By Navy Captain Christine Miller U.S. European Command Public Affairs Office NAIROBI, Kenya Dec 04, 2007
Communications experts from 24 nations have gathered in Nairobi December 4-6 to begin initial planning for Africa Endeavor 2008 (AE '08), a collaborative information sharing and military communications interoperability exercise. AE '08 is scheduled to take place July 2008 in Nigeria.

"Partnership between civilian and military organizations are critical to the success of conducting peace support, fighting terrorism and advancing democracy on the continent of Africa," Michael Rannenberger, U.S. Ambassador to Kenya, told the communicators.

"Only you as communicators recognize the limits of infrastructure in your countries, the lack of capacity and resources as well as the diversity of technology you have within your nations," Rannenberger said.

The conference is being hosted by the Kenya Ministry of Defense. Major General Joseph Kasano, commander, Eastern Region, Kenya Armed Forces, noted that partnership between government and civilian organizations will help ensure peace, political and economic stability through Africa.

"Your work will further the Command Control Communications Information Systems (C3IS) for the African Union and its standby force," the general said. "Your goals to help develop communications standards and promote collaborative information sharing can help to ensure collective security across our continent. Just remember the longest journey starts with the first step."

Several African nations including Botswana, Djibouti, Niger, and Zambia, are joined by Austria, Slovenia, Sweden and Switzerland in planning testing requirements for local-area networks, wide-area networks (LAN/WAN) and Single Channel Radio (SCR) for next year's workshops.

Also in attendance are representatives from the African Union and ECOWAS. The exercise, sponsored by U.S. European Command (EUCOM), is also supported by U.S. Marine Forces Europe (MARFOREUR), U.S. Army Europe (USAREUR), U.S. Air Forces in Europe (USAFE), Combined Joint Task Force-Horn of Africa (CJTF-HOA), the Defense Information Systems Agency (DISA) and Joint Interoperability Test Command. The U.S. Embassy in Kenya also assisted in the planning of the conference.

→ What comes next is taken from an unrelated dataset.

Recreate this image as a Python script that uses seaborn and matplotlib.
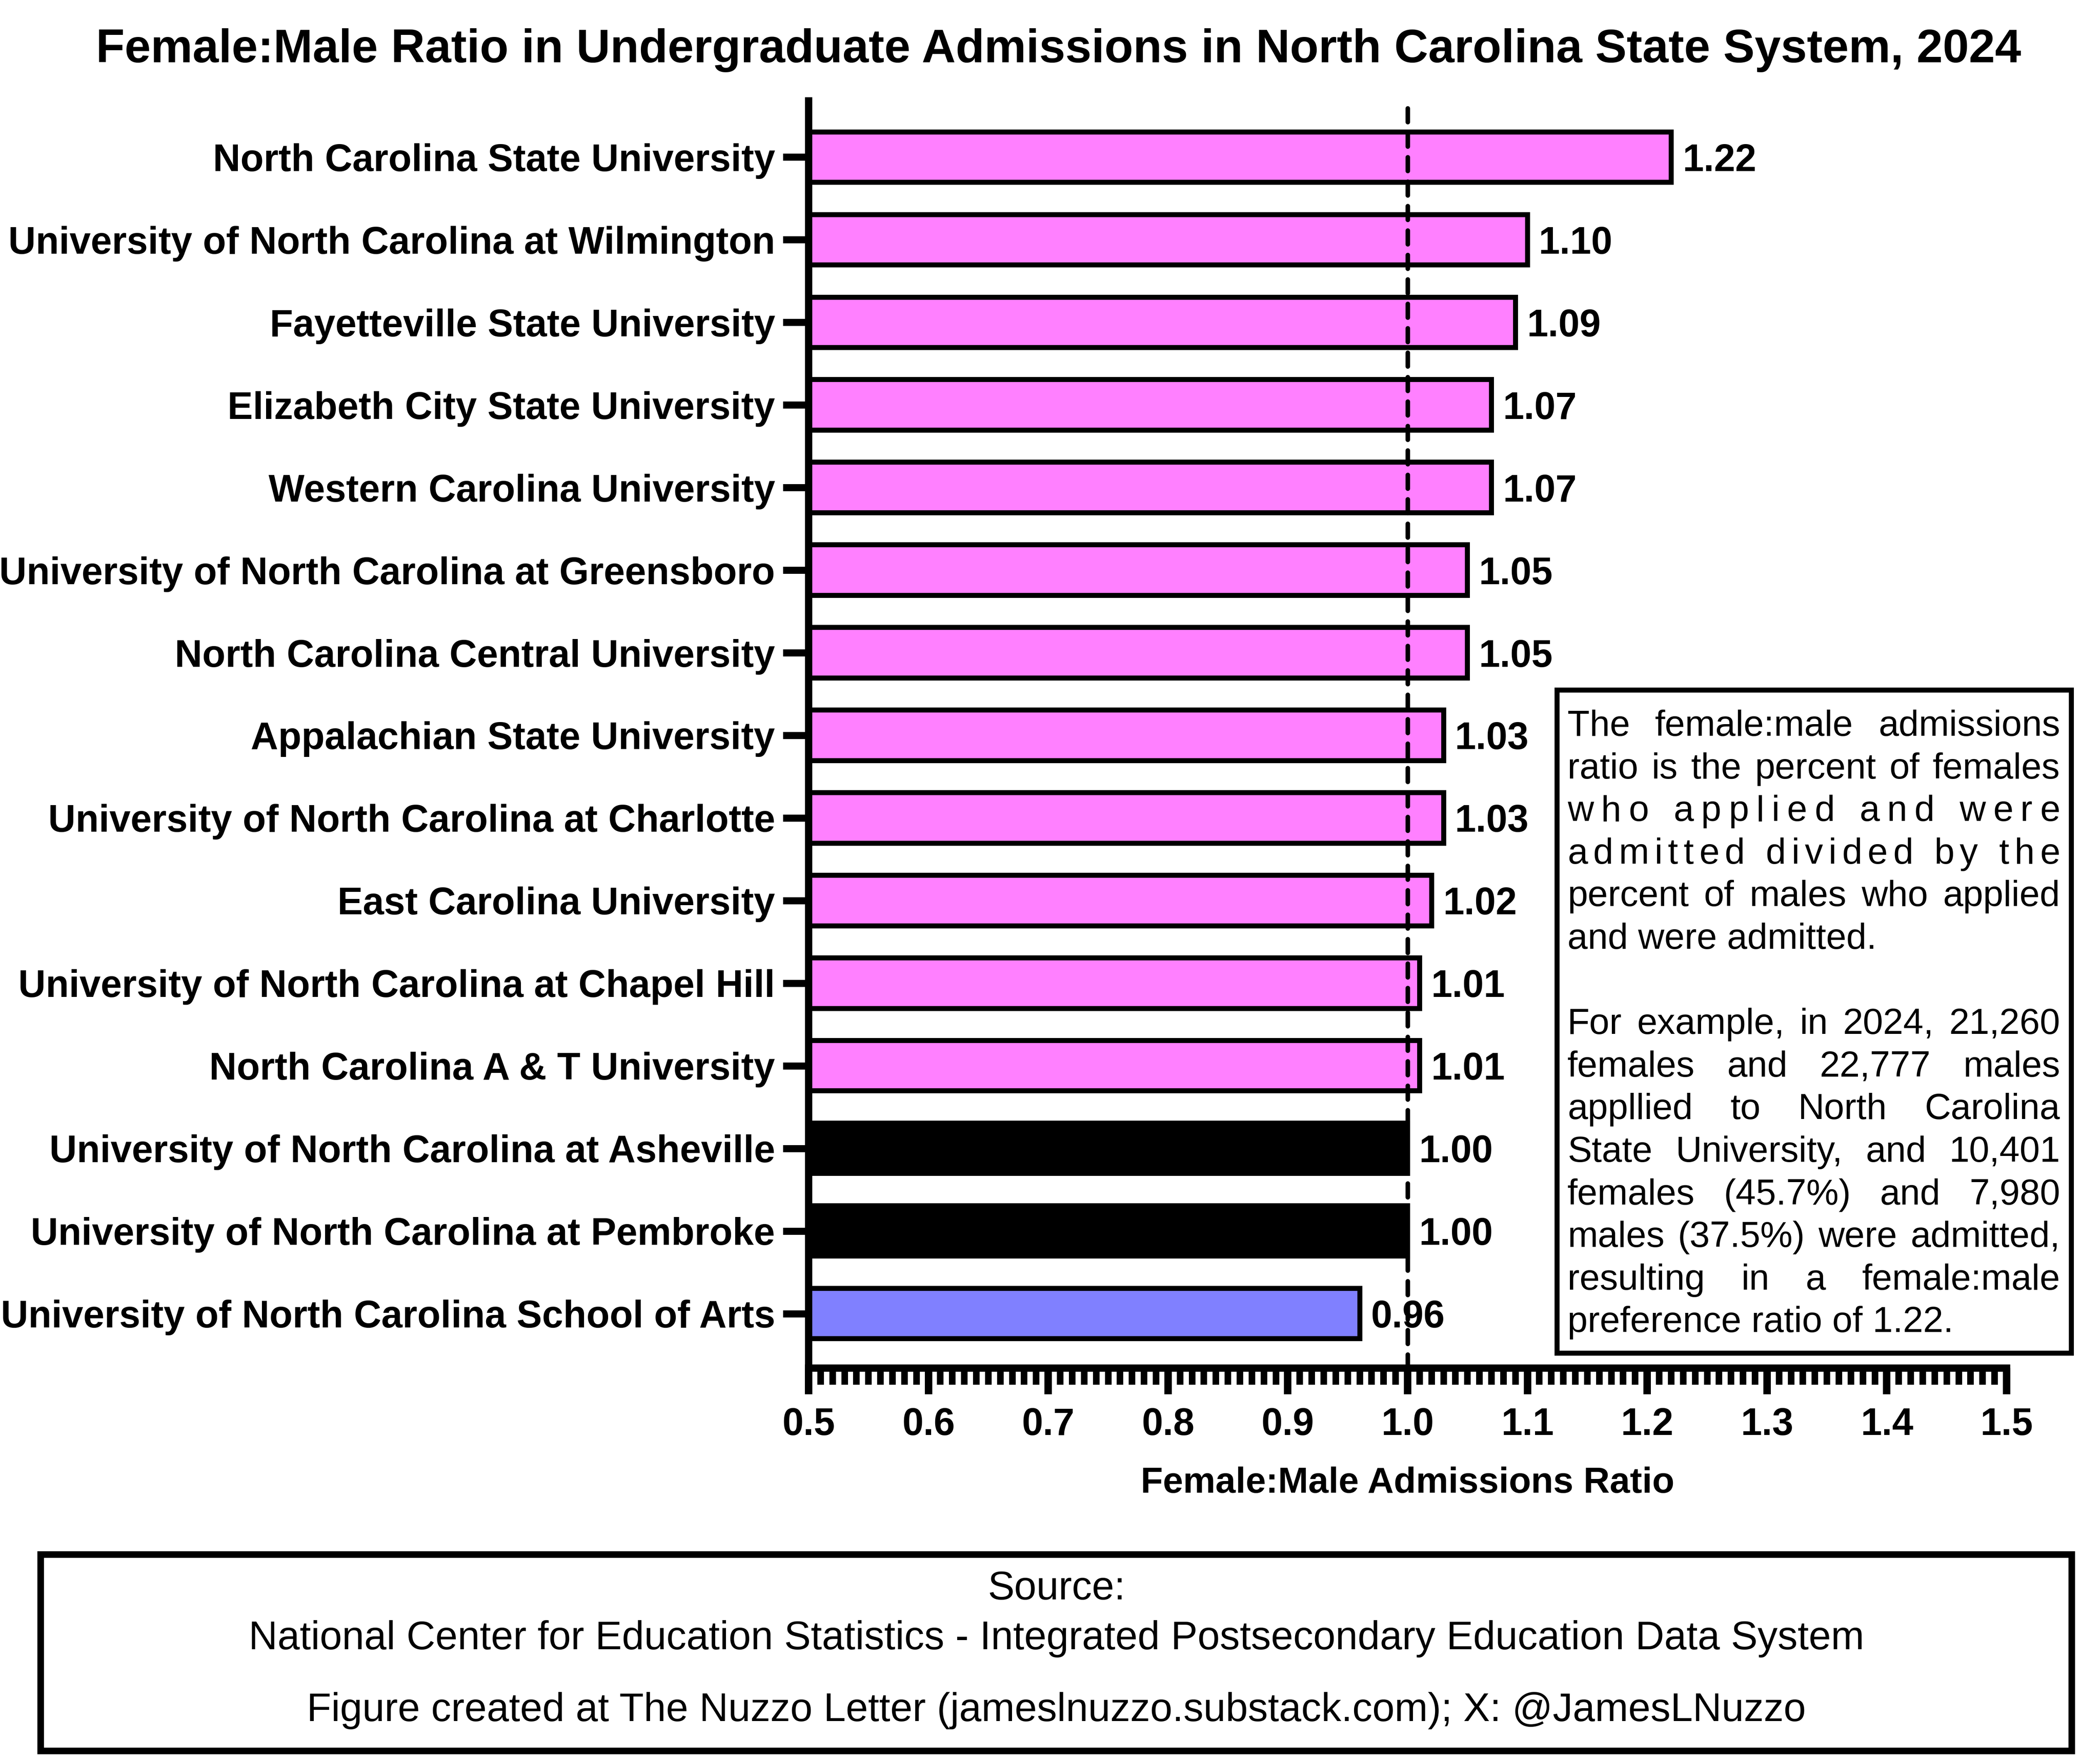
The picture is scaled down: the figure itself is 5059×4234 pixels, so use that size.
import matplotlib
matplotlib.use("Agg")
import matplotlib.pyplot as plt
import matplotlib.patches as mpatches
from matplotlib.ticker import MultipleLocator, FormatStrFormatter
import pandas as pd
import seaborn as sns

# data
schools = [
    "North Carolina State University",
    "University of North Carolina at Wilmington",
    "Fayetteville State University",
    "Elizabeth City State University",
    "Western Carolina University",
    "University of North Carolina at Greensboro",
    "North Carolina Central University",
    "Appalachian State University",
    "University of North Carolina at Charlotte",
    "East Carolina University",
    "University of North Carolina at Chapel Hill",
    "North Carolina A & T University",
    "University of North Carolina at Asheville",
    "University of North Carolina at Pembroke",
    "University of North Carolina School of Arts",
]
ratios = [1.22, 1.10, 1.09, 1.07, 1.07, 1.05, 1.05, 1.03, 1.03, 1.02,
          1.01, 1.01, 1.00, 1.00, 0.96]

title = "Female:Male Ratio in Undergraduate Admissions in North Carolina State System, 2024"
x_label = "Female:Male Admissions Ratio"

# (text, mode) -> mode: "word" justify, "char" letter-spaced justify, "left" last line
note_lines = [
    ("The female:male admissions", "word"),
    ("ratio is the percent of females", "word"),
    ("who applied and were", "char"),
    ("admitted divided by the", "char"),
    ("percent of males who applied", "word"),
    ("and were admitted.", "left"),
    ("", "left"),
    ("For example, in 2024, 21,260", "word"),
    ("females and 22,777 males", "word"),
    ("appllied to North Carolina", "word"),
    ("State University, and 10,401", "word"),
    ("females (45.7%) and 7,980", "word"),
    ("males (37.5%) were admitted,", "word"),
    ("resulting in a female:male", "word"),
    ("preference ratio of 1.22.", "left"),
]

source_lines = [
    "Source:",
    "National Center for Education Statistics - Integrated Postsecondary Education Data System",
    "Figure created at The Nuzzo Letter (jameslnuzzo.substack.com); X: @JamesLNuzzo",
]

PINK, BLACK, BLUE = "#FF80FF", "#000000", "#8080FF"
colors = [PINK if r > 1 else (BLACK if r == 1 else BLUE) for r in ratios]

sns.set_style("ticks")
plt.rcParams['font.family'] = ['Liberation Sans', 'DejaVu Sans']
plt.rcParams['text.color'] = 'black'
plt.rcParams['axes.labelcolor'] = 'black'
plt.rcParams['xtick.color'] = 'black'
plt.rcParams['ytick.color'] = 'black'

W, H = 5059, 4234
DPI = 300


def fx(px):
    return px / W


def fy(py):
    return 1 - py / H


fig = plt.figure(figsize=(W / DPI, H / DPI), dpi=DPI)
ax = fig.add_axes([fx(1948), fy(3295), (4834 - 1948) / W, (3295 - 243) / H])

df = pd.DataFrame({"school": schools, "ratio": ratios})
sns.barplot(data=df, x="ratio", y="school", hue="school", order=schools,
            palette=dict(zip(schools, colors)), saturation=1, legend=False,
            edgecolor="black", linewidth=2.9, width=0.61, ax=ax, zorder=2)

for c in ax.containers:
    for t in ax.bar_label(c, fmt="%.2f", padding=6.5, fontsize=22,
                          fontweight="bold", color="black"):
        t.set_va("center_baseline")

ax.axvline(1.0, color="black", lw=2.64, linestyle=(0, (3.0, 2.35)),
           dash_capstyle="round", zorder=3)

ax.set_xlim(0.5, 1.5)
ax.set_ylim(14.66, -0.68)
ax.xaxis.set_major_locator(MultipleLocator(0.1))
ax.xaxis.set_minor_locator(MultipleLocator(0.01))
ax.xaxis.set_major_formatter(FormatStrFormatter("%.1f"))

sns.despine(ax=ax)
for side in ["left", "bottom"]:
    ax.spines[side].set_linewidth(4.2)
    ax.spines[side].set_color("black")

ax.tick_params(axis="x", which="major", length=15.1, width=4.3, pad=7.4,
               labelsize=22, color="black", labelcolor="black")
ax.tick_params(axis="x", which="minor", length=9.6, width=3.8, color="black")
ax.tick_params(axis="y", which="major", length=14.9, width=4.1, pad=4.5,
               labelsize=22, color="black", labelcolor="black")
for lab in ax.get_xticklabels() + ax.get_yticklabels():
    lab.set_fontweight("bold")

ax.set_ylabel("")
ax.set_xlabel(x_label, fontsize=21, fontweight="bold", color="black")
ax.xaxis.set_label_coords(0.5, -(3595 - 3295) / (3295 - 243))
ax.xaxis.label.set_va("baseline")

# title
fig.text(fx(2550), fy(150), title, ha="center", va="baseline",
         fontsize=27.2, fontweight="bold")

# explanatory note box
fig.add_artist(mpatches.Rectangle((fx(3751), fy(3259)), (4990 - 3751) / W,
                                  (3259 - 1662) / H, transform=fig.transFigure,
                                  facecolor="white", edgecolor="black", lw=2.9))

renderer = fig.canvas.get_renderer()
note_kw = dict(fontsize=21, ha="left", va="baseline", zorder=5)


def ink_width(s):
    t = fig.text(0, 0, s, fontsize=21)
    w = t.get_window_extent(renderer).width
    t.remove()
    return w


left_px, right_px = 3776, 4963
base0, step = 1772, 102.6
aw = ink_width("a")
inner_gap = ink_width("aa") - 2 * aw
word_gap = ink_width("a a") - 2 * aw

for k, (line, mode) in enumerate(note_lines):
    if not line:
        continue
    yb = fy(base0 + k * step)
    if mode == "left":
        fig.text(fx(left_px), yb, line, **note_kw)
    elif mode == "word":
        words = line.split()
        widths = [ink_width(w) for w in words]
        gap = (right_px - left_px - sum(widths)) / (len(words) - 1)
        x = left_px
        for w, wd in zip(words, widths):
            fig.text(fx(x), yb, w, **note_kw)
            x += wd + gap
    else:
        words = line.split()
        cw = [[ink_width(ch) for ch in w] for w in words]
        n_inner = sum(len(w) - 1 for w in words)
        n_word = len(words) - 1
        total = sum(sum(c) for c in cw) + n_inner * inner_gap + n_word * word_gap
        extra = (right_px - left_px - total) / (n_inner + 2 * n_word)
        x = left_px
        for w, c in zip(words, cw):
            for ci, (ch, wd) in enumerate(zip(w, c)):
                fig.text(fx(x), yb, ch, **note_kw)
                x += wd
                if ci < len(w) - 1:
                    x += inner_gap + extra
            x += word_gap + 2 * extra

# source box
fig.add_artist(mpatches.Rectangle((fx(98), fy(4217)), (4991 - 98) / W,
                                  (4217 - 3744) / H, transform=fig.transFigure,
                                  facecolor="white", edgecolor="black", lw=3.8))
for yb, line in zip([3852, 3972, 4145], source_lines):
    fig.text(fx(2545), fy(yb), line, ha="center", va="baseline", fontsize=23.1, zorder=5)

fig.savefig("out.png", dpi=DPI)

Lieutenant Colonel Kevin Warthon, U.S. exercise director, outlined several key objectives for the military communicators during the week-long conference in Nairobi. He called for the delegations to establish technical objectives and focus for the 2008 workshop, to refine national, regional and continental African Union Command, Control and Communications Information Systems (C3IS) architecture and to draft the testing procedures and plans for FY-08. He also urged long-range planned.

"Even more importantly, we must initiate strategic planning through 2011," Warthon told the communicators.

AE '08 military communicators say they can point to several real-world missions and successes since the African Endeavor exercises began in 2006. Botswana, Gabon, Mali, Nigeria, Senegal, The Gambia and Uganda participated in the 2006 United Nations Mission in Sudan while Ghana and Guinea were involved in the United Nations Mission for Referendum in Western Sahara.

Collaboration is one of the key objectives of the military information-sharing, and an interoperability workshop is expected to draw together more than 35 nations in the summer of 2008.

"Over the next few months, you must harness the potentials this workshop holds for the African continent," Warthon said. "You must leverage the assets each of your militaries posses and continue to gain insight in as we work toward an integrated continental-wide collaborative architecture network."

The African Union and Africa Endeavor communicators are mutually committed to the success of the Africa Endeavor program. The AU has established seven working groups to address a wide range of issues including doctrine, legal, medical, education and the evaluation of standard operating procedures. Furthermore, the African Union is in the final stages of validating the C3IS standards that have been developed by Africa Endeavor leadership.

The communicators meeting in Kenya spent three days defining requirements and working with the Joint Interoperability Test Command to design tests for the July workshop. In addition, planners have begun to design the test site and discuss logistics ranging from power, cable and infrastructure.

Two future workshops will be hosted by Cameroon and Morocco in February and April 2008.

As the military communicators began their work, Warthon reminded them that each person is a critical "building block" to constructive information sharing and to create the "art of bold vision" to harness vast amounts of solution sets.